BEGIN DATA ENTRIES
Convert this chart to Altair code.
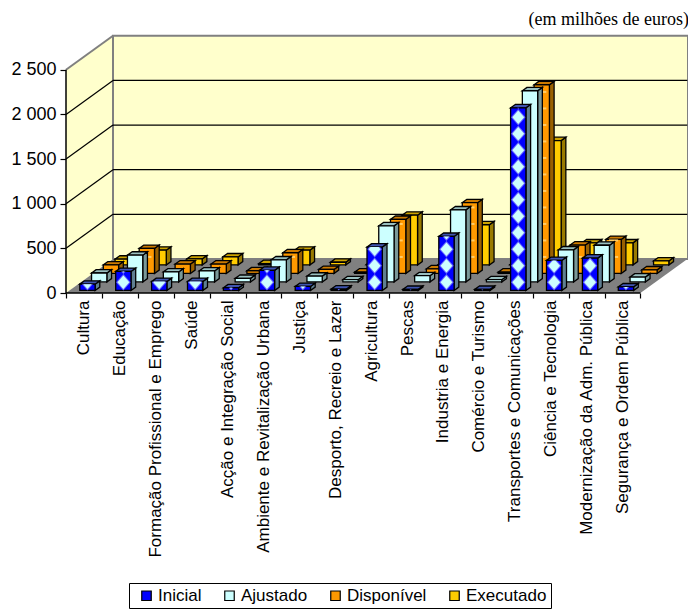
import altair as alt
import pandas as pd

categories = ["Cultura", "Educação", "Formação Profissional e Emprego", "Saúde",
              "Acção e Integração Social", "Ambiente e Revitalização Urbana", "Justiça",
              "Desporto, Recreio e Lazer", "Agricultura", "Pescas", "Industria e Energia",
              "Comércio e Turismo", "Transportes e Comunicações", "Ciência e Tecnologia",
              "Modernização da Adm. Pública", "Segurança e Ordem Pública"]
inicial    = [70, 213, 100, 100, 30, 225, 45, 15, 486, 12, 605, 12, 2045, 336, 362, 40]
ajustado   = [100, 300, 112, 123, 40, 247, 65, 25, 628, 70, 807, 25, 2141, 359, 411, 55]
disponivel = [95, 280, 105, 105, 30, 232, 45, 15, 605, 52, 792, 15, 2113, 318, 381, 40]
executado  = [65, 165, 67, 90, 15, 165, 30, 5, 557, 3, 450, 3, 1393, 247, 247, 45]
series_names = ["Inicial", "Ajustado", "Disponível", "Executado"]
series_values = [inicial, ajustado, disponivel, executado]
front_colors = ["#0000ff", "#ccffff", "#ff9900", "#ffcc00"]
side_colors = ["#5f7f92", "#7a9999", "#996000", "#997a00"]
top_colors = ["#3f55b0", "#99bfbf", "#cc7a00", "#cca300"]
y_ticks = [0, 500, 1000, 1500, 2000, 2500]
grid_values = [500, 1000, 1500, 2000]

CAT_PX = 35.9            # one category, in pixels
VAL_PX = 0.0893          # pixels per euro million
W, H = 622, 257
XMAX, YMAX = W / CAT_PX, H / VAL_PX
N = len(categories)
DX, DY = 47 / CAT_PX, 34 / VAL_PX   # full depth of the floor
STEP_X, STEP_Y = DX / 4, DY / 4     # one series row
BAR_W = 15.3 / CAT_PX
BAR_DX, BAR_DY = 4.7 / CAT_PX, 3.4 / VAL_PX
X0 = 13.8 / CAT_PX
Y0 = 2.55 / VAL_PX

font = "Liberation Sans"
sx = alt.Scale(domain=[0, XMAX], nice=False, zero=False)
sy = alt.Scale(domain=[0, YMAX], nice=False, zero=False)
label_list = "[" + ",".join("'" + c + "'" for c in categories) + "]"
x_axis = alt.Axis(
    values=list(range(N + 1)), labelExpr=label_list + "[datum.value] || ''", labelAngle=270,
    labelOffset=CAT_PX / 2, labelFont=font, labelFontSize=17, labelColor="black", labelPadding=2,
    tickSize=5, tickColor="black", tickWidth=1.2, domain=False, grid=False, labelOverlap=False,
    labelFlush=False, labelBound=False, labelLimit=400)
y_axis = alt.Axis(
    values=y_ticks, labelExpr="replace(format(datum.value, ','), ',', ' ')", labelFont=font,
    labelFontSize=18, labelColor="black", labelPadding=4, tickSize=6, tickColor="black", tickWidth=1.2,
    domain=False, grid=False)
X = alt.X("x:Q", scale=sx, title=None, axis=x_axis)
Y = alt.Y("y:Q", scale=sy, title=None, axis=y_axis)
X2 = alt.X2("x2:Q")
Y2 = alt.Y2("y2:Q")


def para_v(x1, x2, y1, y1b, y2, y2b):
    """Parallelogram with vertical edges."""
    return pd.DataFrame({"x": [x1, x2], "y": [y1, y1b], "y2": [y2, y2b]})


layers = []

# back wall
back = pd.DataFrame({"x": [DX], "x2": [XMAX], "y": [DY], "y2": [2500 + DY]})
layers.append(alt.Chart(back).mark_rect(fill="#ffffcc", stroke="#808080", strokeWidth=2)
              .encode(x=X, x2=X2, y=Y, y2=Y2))

# left wall
layers.append(alt.Chart(para_v(0, DX, 0, DY, 2500, 2500 + DY)).mark_area(fill="#ffffcc").encode(x=X, y=Y, y2=Y2))
layers.append(alt.Chart(pd.DataFrame({"x": [0], "x2": [DX], "y": [2500], "y2": [2500 + DY]}))
              .mark_rule(color="#808080", strokeWidth=2).encode(x=X, x2=X2, y=Y, y2=Y2))
layers.append(alt.Chart(pd.DataFrame({"x": [DX], "y": [DY], "y2": [2500 + DY]}))
              .mark_rule(color="#808080", strokeWidth=2).encode(x=X, y=Y, y2=Y2))

# floor
floor = pd.DataFrame({"x": [0, DX], "x2": [N, N + DX], "y": [0, DY]})
layers.append(alt.Chart(floor).mark_area(orient="horizontal", fill="#808080").encode(x=X, x2=X2, y=Y))

# grid lines
grid = pd.DataFrame({"v": grid_values})
grid["x"], grid["x2"], grid["y"], grid["y2"] = 0.0, DX, grid["v"].astype(float), grid["v"] + DY
layers.append(alt.Chart(grid).mark_rule(color="black", strokeWidth=1.2).encode(x=X, x2=X2, y=Y, y2=Y2))
grid_b = pd.DataFrame({"y": [v + DY for v in grid_values]})
grid_b["x"], grid_b["x2"] = DX, XMAX - 0.02
layers.append(alt.Chart(grid_b).mark_rule(color="black", strokeWidth=1.2).encode(x=X, x2=X2, y=Y))

TILE_PX = 16.5
TILE_W = TILE_PX / VAL_PX


def diamonds(xc, base, value, rx, ry, cat):
    rows = []
    h = value * VAL_PX
    k = 0
    while (k + 0.5) * TILE_PX - ry < h:
        cy = (k + 0.5) * TILE_PX
        us = sorted({-1.0, 1.0, 0.0,
                     *[s * min(1, max(0, (cy + ry - h) / ry)) for s in (-1, 1)],
                     *[s * min(1, max(0, (ry - abs(h - cy)) / ry if h < cy else 1)) for s in (-1, 1)]})
        for u in us:
            hi = min(cy + ry * (1 - abs(u)), h)
            lo = cy - ry * (1 - abs(u))
            if lo > hi:
                continue
            rows.append({"x": xc + u * rx / CAT_PX, "y": base + hi / VAL_PX, "y2": base + lo / VAL_PX,
                         "g": f"{cat}-{k}"})
        k += 1
    return rows


color_scale = alt.Scale(domain=series_names, range=front_colors)

for s in [3, 2, 1, 0]:
    name = series_names[s]
    fronts, sides, tops = [], [], []
    for c, v in enumerate(series_values[s]):
        xl = c + X0 + s * STEP_X
        xr = xl + BAR_W
        yb = Y0 + s * STEP_Y
        yt = yb + v
        fronts.append({"x": xl, "x2": xr, "y": yt, "y2": yb, "serie": name})
        sides += [{"x": xr, "y": yt, "y2": yb, "g": c},
                  {"x": xr + BAR_DX, "y": yt + BAR_DY, "y2": yb + BAR_DY, "g": c}]
        tops += [{"x": xl, "x2": xr, "y": yt, "g": c},
                 {"x": xl + BAR_DX, "x2": xr + BAR_DX, "y": yt + BAR_DY, "g": c}]
    layers.append(alt.Chart(pd.DataFrame(sides)).mark_area(fill=side_colors[s], stroke="black", strokeWidth=1.3)
                  .encode(x=X, y=Y, y2=Y2, detail="g:N"))
    layers.append(alt.Chart(pd.DataFrame(tops)).mark_area(orient="horizontal", fill=top_colors[s], stroke="black", strokeWidth=1.3)
                  .encode(x=X, x2=X2, y=Y, detail="g:N"))
    legend = None
    if s == 3:
        legend = alt.Legend(title=None, orient="none", legendX=63, legendY=547, direction="horizontal", columns=4,
                            symbolType="square", symbolSize=90, symbolStrokeColor="black", symbolStrokeWidth=1.2,
                            labelFont=font, labelFontSize=17, labelColor="black", columnPadding=14, padding=4,
                            strokeColor="black", fillColor="white", symbolOffset=5, labelOffset=3)
    layers.append(alt.Chart(pd.DataFrame(fronts)).mark_rect(stroke="black", strokeWidth=1.3)
                  .encode(x=X, x2=X2, y=Y, y2=Y2,
                          color=alt.Color("serie:N", scale=color_scale, legend=legend)))
    if s == 2:
        dashes = []
        for c, v in enumerate(series_values[s]):
            xl = c + X0 + s * STEP_X
            k = 1
            while k * TILE_PX < v * VAL_PX:
                dashes.append({"x": xl + 0.2 * BAR_W, "x2": xl + 0.8 * BAR_W,
                               "y": Y0 + s * STEP_Y + k * TILE_W})
                k += 1
        layers.append(alt.Chart(pd.DataFrame(dashes)).mark_rule(color="#ffcc66", strokeWidth=2)
                      .encode(x=X, x2=X2, y=Y))
    if s == 0:
        for rr, col in [(1.0, "#6666ff"), (0.82, "#ccffff")]:
            rows = []
            for c, v in enumerate(series_values[s]):
                xc = c + X0 + BAR_W / 2
                rows += diamonds(xc, Y0, v, 7.2 * rr, TILE_PX / 2 * rr, c)
            layers.append(alt.Chart(pd.DataFrame(rows)).mark_area(fill=col)
                          .encode(x=X, y=Y, y2=Y2, detail="g:N"))

# axis lines
layers.append(alt.Chart(pd.DataFrame({"x": [0], "y": [0], "y2": [2500]}))
              .mark_rule(color="black", strokeWidth=1.5).encode(x=X, y=Y, y2=Y2))
layers.append(alt.Chart(pd.DataFrame({"x": [0], "x2": [N], "y": [0]}))
              .mark_rule(color="black", strokeWidth=1.5).encode(x=X, x2=X2, y=Y))

chart = alt.layer(*layers).resolve_scale(color="shared").properties(
    width=W, height=H,
    autosize="none",
    padding={"left": 58, "top": 28, "right": 0, "bottom": 318},
    title=alt.TitleParams("(em milhões de euros)", anchor="end", font="Liberation Serif", fontSize=18,
                          fontWeight="normal", color="black", offset=6),
).configure_view(stroke=None)

chart.save("out.html", embed_options={"renderer": "svg", "actions": False})
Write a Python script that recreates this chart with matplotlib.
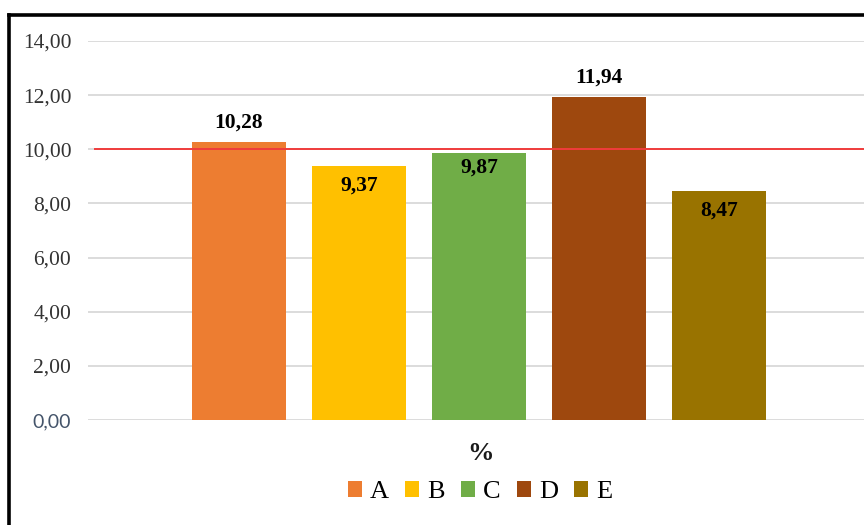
import matplotlib
matplotlib.use('Agg')
import matplotlib.pyplot as plt
from matplotlib.lines import Line2D
from matplotlib.patches import Patch

# data
categories = ['A', 'B', 'C', 'D', 'E']
values = [10.28, 9.37, 9.87, 11.94, 8.47]
colors = ['#ED7D31', '#FFC000', '#70AD47', '#9E480E', '#997300']
y_ticks = [0, 2, 4, 6, 8, 10, 12, 14]
reference = 10.0

# label offsets in points (some labels sit inside the bar top)
label_offsets = [14, -14, -11, 14, -14]

plt.rcParams['font.family'] = ['Liberation Serif', 'DejaVu Serif']

fig = plt.figure(figsize=(8.64, 5.25), dpi=100)
ax = fig.add_axes([88 / 864, 1 - 420 / 525, 782 / 864, 379 / 525])

x = list(range(len(categories)))
ax.bar(x, values, width=0.79, color=colors, zorder=2)
ax.set_xlim(-1.258, len(categories) - 1 + 1.258)
ax.set_ylim(0, 14)
ax.set_yticks(y_ticks)
ax.set_yticklabels([f'{t:.2f}'.replace('.', ',') for t in y_ticks],
                   fontsize=15.5, color='#333333')
ax.set_xticks([])
ax.tick_params(axis='y', length=0, pad=12)
ax.yaxis.grid(True, color='#D9D9D9', lw=1.3, zorder=0)
for s in ax.spines.values():
    s.set_visible(False)

# the zero label is drawn in a sans font in the original
zero_lab = ax.get_yticklabels()[0]
zero_lab.set_fontfamily('Lato')
zero_lab.set_fontsize(14)
zero_lab.set_color('#44546A')

ax.axhline(reference, xmin=0.009, xmax=1, color='#F03C3C', lw=1.4, zorder=3)

for xi, v, off in zip(x, values, label_offsets):
    ax.annotate(f'{v:.2f}'.replace('.', ','), (xi, v), xytext=(0, off),
                textcoords='offset points', ha='center', va='center',
                fontsize=15.5, fontweight='bold', color='black', zorder=4)

fig.text(480 / 864, 1 - 454 / 525, '%', ha='center', va='center',
         fontsize=19, fontweight='bold', color='#1a1a1a')

handles = [Patch(facecolor=c, edgecolor='none', label=l) for c, l in zip(colors, categories)]
fig.legend(handles=handles, loc='center', bbox_to_anchor=(480 / 864, 1 - 492 / 525),
           ncol=5, frameon=False, prop={'size': 19},
           handlelength=0.55, handleheight=0.55, handletextpad=0.3,
           columnspacing=0.6, borderpad=0)

# outer border (left and top visible)
bx = 9 / 864
by = 1 - 15 / 525
fig.add_artist(Line2D([bx, bx], [0, by], transform=fig.transFigure, color='black', lw=2.6))
fig.add_artist(Line2D([bx, 1.0], [by, by], transform=fig.transFigure, color='black', lw=2.6))

fig.savefig('out.png', dpi=100, facecolor='white')
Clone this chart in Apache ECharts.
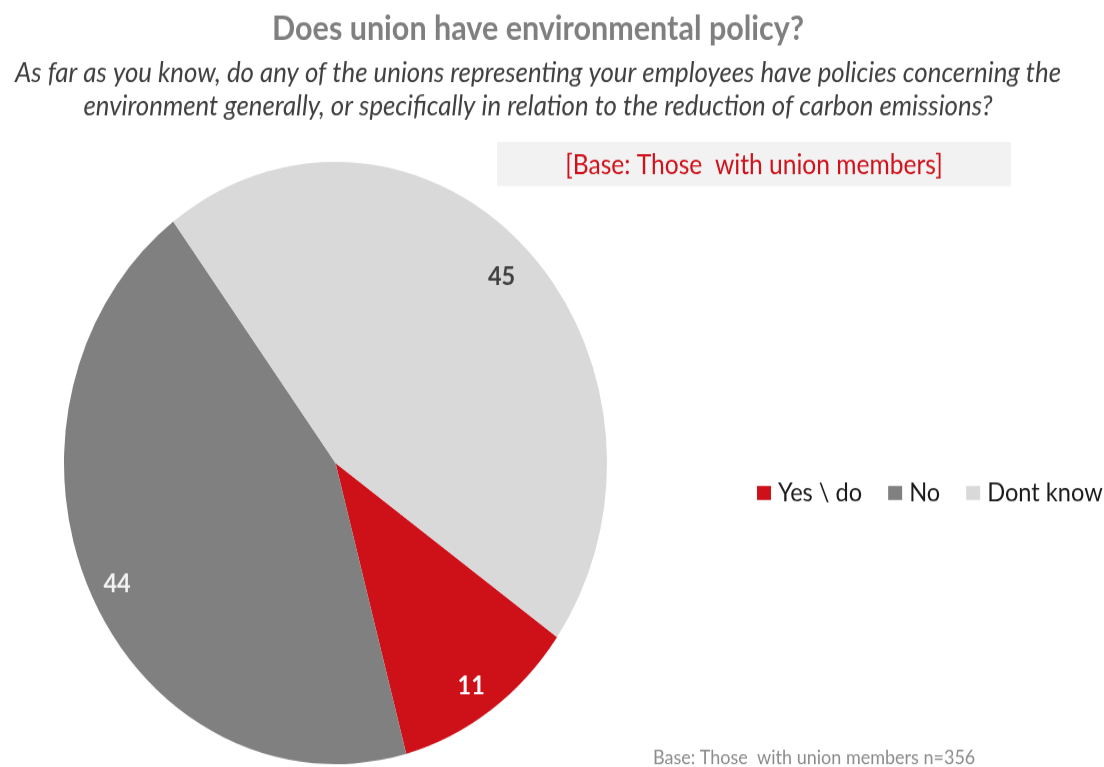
<!DOCTYPE html>
<html>
<head>
<meta charset="utf-8">
<script src="https://cdn.jsdelivr.net/npm/echarts@6/dist/echarts.min.js"></script>
<style>
  html, body { margin: 0; padding: 0; background: #ffffff; }
  #frame { width: 1104px; height: 767px; overflow: hidden; }
  /* the chart is laid out in a shorter box and stretched vertically, giving the oval pie */
  #chart { width: 1104px; height: 691.6px; transform: scaleY(1.109); transform-origin: 0 0; }
</style>
</head>
<body>
<div id="frame"><div id="chart"></div></div>
<script>
const categories = ['Yes \\ do', 'No', 'Dont know'];
const shares = [11, 44, 45];
const sliceColors = ['#CE1019', '#808080', '#D9D9D9'];
const labelColors = ['#FFFFFF', '#F2F2F2', '#404040'];

const titleText = 'Does union have environmental policy?';
const questionText = 'As far as you know, do any of the unions representing your employees have policies concerning the\nenvironment generally, or specifically in relation to the reduction of carbon emissions?';
const baseBoxText = '[Base: Those  with union members]';
const footnoteText = 'Base: Those  with union members n=356';

const FONT = 'Lato, "Open Sans", sans-serif';
const pieCenter = [335.5, 417.5];
const pieRadius = 271.5;
const startAngle = -35.3;

const chart = echarts.init(document.getElementById('chart'), null, { renderer: 'canvas' });

const sliceData = categories.map((name, i) => ({
  name: name,
  value: shares[i],
  itemStyle: { color: sliceColors[i] }
}));

const labelData = categories.map((name, i) => ({
  name: name,
  value: shares[i],
  itemStyle: { color: 'rgba(0,0,0,0)' },
  label: { color: labelColors[i] }
}));

chart.setOption({
  animation: false,
  backgroundColor: '#ffffff',
  title: [
    {
      text: titleText,
      left: 538, top: 26, padding: 0,
      textAlign: 'center', textVerticalAlign: 'middle',
      textStyle: { fontFamily: FONT, fontSize: 30.5, fontWeight: 'bold', color: '#7F7F7F' }
    },
    {
      text: questionText,
      left: 538, top: 80.8, padding: 0,
      textAlign: 'center', textVerticalAlign: 'middle',
      textStyle: { fontFamily: FONT, fontSize: 25.8, fontStyle: 'italic', fontWeight: 'normal', color: '#404040', lineHeight: 30.7 }
    },
    {
      text: baseBoxText,
      left: 754, top: 148.8, padding: 0,
      textAlign: 'center', textVerticalAlign: 'middle',
      textStyle: { fontFamily: FONT, fontSize: 24.6, fontWeight: 'normal', color: '#D0101A' }
    },
    {
      text: footnoteText,
      left: 653, top: 683.5, padding: 0,
      textAlign: 'left', textVerticalAlign: 'middle',
      textStyle: { fontFamily: FONT, fontSize: 18, fontWeight: 'normal', color: '#8C8C8C' }
    }
  ],
  graphic: [
    {
      type: 'rect', z: -1, silent: true,
      shape: { x: 497, y: 128, width: 514, height: 39.7 },
      style: { fill: '#F2F2F2' }
    }
  ],
  legend: {
    left: 757, top: 432.5, padding: 0,
    orient: 'horizontal',
    icon: 'rect', itemWidth: 14, itemHeight: 12.6, itemGap: 26,
    selectedMode: false,
    textStyle: { fontFamily: FONT, fontSize: 23.6, color: '#1A1A1A', padding: [0, 0, 0, 2] },
    data: categories.map((name, i) => ({ name: name, itemStyle: { color: sliceColors[i] } }))
  },
  series: [
    {
      name: 'slices',
      type: 'pie',
      center: pieCenter,
      radius: pieRadius,
      startAngle: startAngle,
      clockwise: true,
      silent: true,
      label: { show: false },
      labelLine: { show: false },
      itemStyle: { borderWidth: 0 },
      emphasis: { disabled: true },
      data: sliceData
    },
    {
      // transparent outer ring that carries the value labels near the rim
      name: 'values',
      type: 'pie',
      center: pieCenter,
      radius: [pieRadius * 0.75, pieRadius],
      startAngle: startAngle,
      clockwise: true,
      silent: true,
      label: {
        show: true, position: 'inside', formatter: '{c}', offset: [-2, 4],
        fontFamily: FONT, fontSize: 23.5, fontWeight: 'bold'
      },
      labelLine: { show: false },
      itemStyle: { borderWidth: 0 },
      emphasis: { disabled: true },
      data: labelData
    }
  ]
});
</script>
</body>
</html>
END DATA ENTRIES
> _WHAT THIS TASK INVOLVES_
Copy the part that starts at the line with "Write a Python" and finishes at the line with "from matplotlib.patches import Patch", both included, and nothing more. Pictures are left out.

> _EXERCISE ANSWER_
Write a Python script that recreates this chart with matplotlib.
import matplotlib
matplotlib.use('Agg')
import matplotlib.pyplot as plt
from matplotlib.lines import Line2D
from matplotlib.patches import Patch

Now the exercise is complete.